BLOCKHOLM AT THE SWEDISH CENTRE FOR ARCHITECTURE AND DESIGN Stockholm, Sweden , October, 2013 - June 1st. Exhibition opens on March 7.
RECREATE, REBUILD, REINVENT – A CITY!
What if ordinary people were allowed to create an rebuild a real city? Well, they are, and this city is in the making. The Swedish Centre for Architecture and Design presents Blockholm, an interactive tool for reimagining the city of Stockholm. Using the game of Minecraft as a platform for exploring themes of democracy and public dialogue in city planning, Blockholm allows users to rebuild the city’s 100,000 lots using information generated from actual land use data, marking the first time in history that Stockholm’s land use information has been available to the public. In January, 2014, a panel of judges will choose the 10 best buildings created inside the game. Winning entries will be exhibited in the centre’s gallery at a scale of 1:5, creating an IRL theatre of speculative architecture based on experimentation in virtual reality. The exhibition opens on March 7.
Blockholm examines how a city can be used, understood, or completely reimagined through the medium of an interactive multiplayer game. Architecture and gaming converge to open up city planning to a broad audience, wherein the traditional hierarchies of age, status and education are irrelevant and everyone is invited to build the city according to their vision of the ideal urban landscape.
Players from all over the world have an opportunity to correct for planning decisions that have led to segregation and housing shortages in the Swedish capital, while Stockholm residents of all ages are urged to question the architectural composition of the city around them. What if welfare initiatives like the 1960s Million Programme never existed? Or if coveted real estate on innercity islands like Skeppsholmen were converted to affordable student housing, or the cobblestone blocks of the historic city centre were replaced with shining highrises?
By placing the responsibility for imagining the city in the hands of the public, Blockholm invites ordinary people to explore how a city can change and evolve. Fantasy and creative problem solving are encouraged, as is dialogue and collaboration between players. Blockholm users are bound only by the number and availability of the city’s existing lots, and cannot create buildings taller than 250 metres. While the game and exhibition were conceived as prompts for learning, imagination and discussion, the creators Markus Bohm and Mats Karlsson believe that its players may end up having something to teach city planners.
To access the game, visit play.blockholm.se
ABOUT THE CREATORS
Mats Karlsson is a founding partner at Stockholmbased architecture office Arklab, and the creator of Turf architecture and design lab. Karlsson won the prestigious Forum AID award in 2008 for Xile, a flexible plastic tunnel that can be deployed to temporarily extend an indoor or outdoor space.

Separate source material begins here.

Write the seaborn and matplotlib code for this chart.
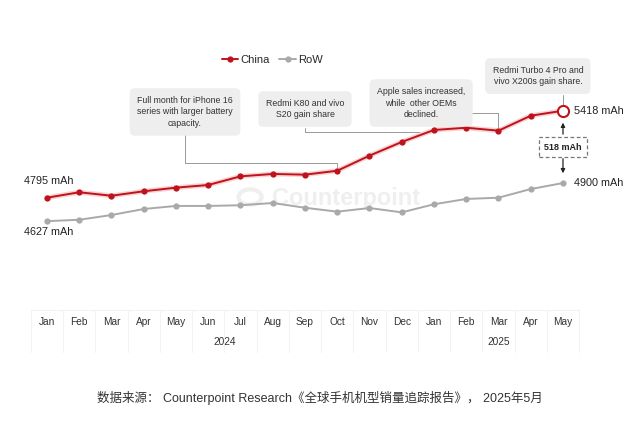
import numpy as np
import pandas as pd
import seaborn as sns
import matplotlib
matplotlib.use("Agg")
from matplotlib import pyplot as plt
from matplotlib import patheffects as pe
from matplotlib.patches import Circle
import matplotlib.transforms as mtransforms

sns.set_style("white")
plt.rcParams['font.family'] = ['Liberation Sans', 'Noto Sans CJK SC', 'DejaVu Sans']

months = ["Jan", "Feb", "Mar", "Apr", "May", "Jun", "Jul", "Aug", "Sep", "Oct",
          "Nov", "Dec", "Jan", "Feb", "Mar", "Apr", "May"]
years = ["2024", "2025"]
china = [4795, 4834, 4809, 4841, 4867, 4886, 4948, 4965, 4960, 4988,
         5096, 5194, 5280, 5296, 5275, 5382, 5418]
row = [4627, 4637, 4671, 4714, 4736, 4736, 4741, 4757, 4723, 4695,
       4721, 4690, 4748, 4786, 4795, 4857, 4900]

RED = "#c0121c"
GREY = "#a9a9a9"

idx = np.arange(len(months))
df = pd.DataFrame({
    "idx": np.concatenate([idx, idx]),
    "mAh": china + row,
    "region": ["China"] * len(idx) + ["RoW"] * len(idx),
})

fig = plt.figure(figsize=(6.4, 4.24), dpi=100)
ax = fig.add_axes([0, 0, 1, 1])

sns.lineplot(data=df, x="idx", y="mAh", hue="region", palette={"China": RED, "RoW": GREY},
             marker="o", markersize=4.5, markeredgewidth=0, linewidth=1.4, ax=ax, legend=True)
# soft halo under the China line only (no markers)
ax.plot(idx, china, color="#f7d4d4", lw=3.6, zorder=1.5, solid_capstyle="round")
ax.lines[0].set_zorder(2.5)

# hollow last China point
ax.plot(idx[-1], china[-1], marker="o", markersize=8, markerfacecolor="white",
        markeredgecolor=RED, markeredgewidth=1.5, zorder=5)

ax.set_xlim(-1.457, 18.388)
ax.set_ylim(3174.5, 6210.7)
ax.axis("off")

# legend
leg = ax.legend(loc="center", bbox_to_anchor=(0.425, 0.858), ncol=2, frameon=False,
                fontsize=8, handlelength=1.5, handletextpad=0.15, columnspacing=0.9,
                bbox_transform=fig.transFigure)

# end / start labels
lab = dict(fontsize=7.8, color="#222222", va="center", ha="left")
ax.text(-0.71, 4915, f"{china[0]} mAh", **lab)
ax.text(-0.71, 4549, f"{row[0]} mAh", **lab)
ax.text(16.34, china[-1], f"{china[-1]} mAh", **lab)
ax.text(16.34, row[-1], f"{row[-1]} mAh", **lab)

# gap marker
ax.annotate("", xy=(16, 5352), xytext=(16, 5230),
            arrowprops=dict(arrowstyle="-|>", color="#222222", lw=0.9, mutation_scale=6))
ax.annotate("", xy=(16, 4950), xytext=(16, 5094),
            arrowprops=dict(arrowstyle="-|>", color="#222222", lw=0.9, mutation_scale=6))
ax.text(16, 5158, f"{china[-1] - row[-1]} mAh", fontsize=6.5, fontweight="bold", color="#222222",
        ha="center", va="center",
        bbox=dict(boxstyle="square,pad=0.6", fc="white", ec="#777777", ls=(0, (3, 2)), lw=0.9))

# annotation boxes
box = dict(boxstyle="round,pad=0.85,rounding_size=0.6", fc="#eeeeee", ec="none")
conn = dict(color="#9a9a9a", lw=0.7, zorder=1)
notes = [
    (4.28, 5409, "Full month for iPhone 16\nseries with larger battery\ncapacity."),
    (8.0, 5430, "Redmi K80 and vivo\nS20 gain share"),
    (11.6, 5473, "Apple sales increased,\nwhile  other OEMs\ndeclined."),
    (15.22, 5666, "Redmi Turbo 4 Pro and\nvivo X200s gain share."),
]
for x, y, t in notes:
    ax.text(x, y, t, fontsize=6.3, color="#333333", ha="center", va="center",
            linespacing=1.4, bbox=box, zorder=3)

ax.plot([4.28, 4.28, 9, 9], [5265, 5043, 5043, china[9]], **conn)
ax.plot([8.0, 8.0, 12], [5294, 5268, 5268], **conn)
ax.plot([13.12, 14, 14], [5401, 5401, china[14]], **conn)
ax.plot([16, 16], [5530, 5440], **conn)

# watermark
ax.text(0.425, 0.533, "Counterpoint", transform=ax.transAxes, fontsize=17, fontweight="bold",
        color="#efefef", ha="left", va="center", zorder=0)
ax.add_patch(Circle((250 / 640, 1 - 197 / 424), 0.018, transform=fig.transFigure,
                    fill=False, ec="#efefef", lw=3, zorder=0))

# category axis table
trans = mtransforms.blended_transform_factory(ax.transData, ax.transAxes)
tk = dict(transform=trans, fontsize=7.3, color="#333333", ha="center", va="center")
for i, m in enumerate(months):
    ax.text(i, 0.2406, m, **tk)
ax.text(5.5, 0.1934, years[0], **tk)
ax.text(14, 0.1934, years[1], **tk)
for b in np.arange(-0.5, len(months), 1.0):
    ax.plot([b, b], [0.170, 0.268], transform=trans, color="#f3f3f3", lw=0.8, zorder=0)
ax.plot([-0.5, len(months) - 0.5], [0.268, 0.268], transform=trans, color="#f3f3f3", lw=0.8, zorder=0)

# source
fig.text(0.5, 1 - 398 / 424, "数据来源： Counterpoint Research《全球手机机型销量追踪报告》， 2025年5月",
         fontsize=9, color="#333333", ha="center", va="center")

fig.savefig("out.png", dpi=100)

Markus Bohm is a contemporary sculptor and installation artist who works in a wide range of media, often focusing on memory and social structures.
For more information, contact:
Maria Östman, +46(0)73 273 36 00 , maria.ostman@arkdes.se
Mats Karlsson, +46(0)70 438 48 50, mats.karlsson@arkdes.se
Marcus Bohm:+46(0)70 932 62 08, markus.bohm@arkdes.se
ABOUT THE SWEDISH CENTRE FOR ARCHITECTURE AND DESIGN
Our aim is to strengthen the value and meaning of architecture and design for the individual and to promote social progress. By the means of exhibitions, seminars, debates, family activities and publications, we emphasize important contemporary issues.
ArkDes is Sweden’s national centre for architecture and design. It is a museum, a study centre and an arena for debate and discussion about the future of architecture, design and citizenship.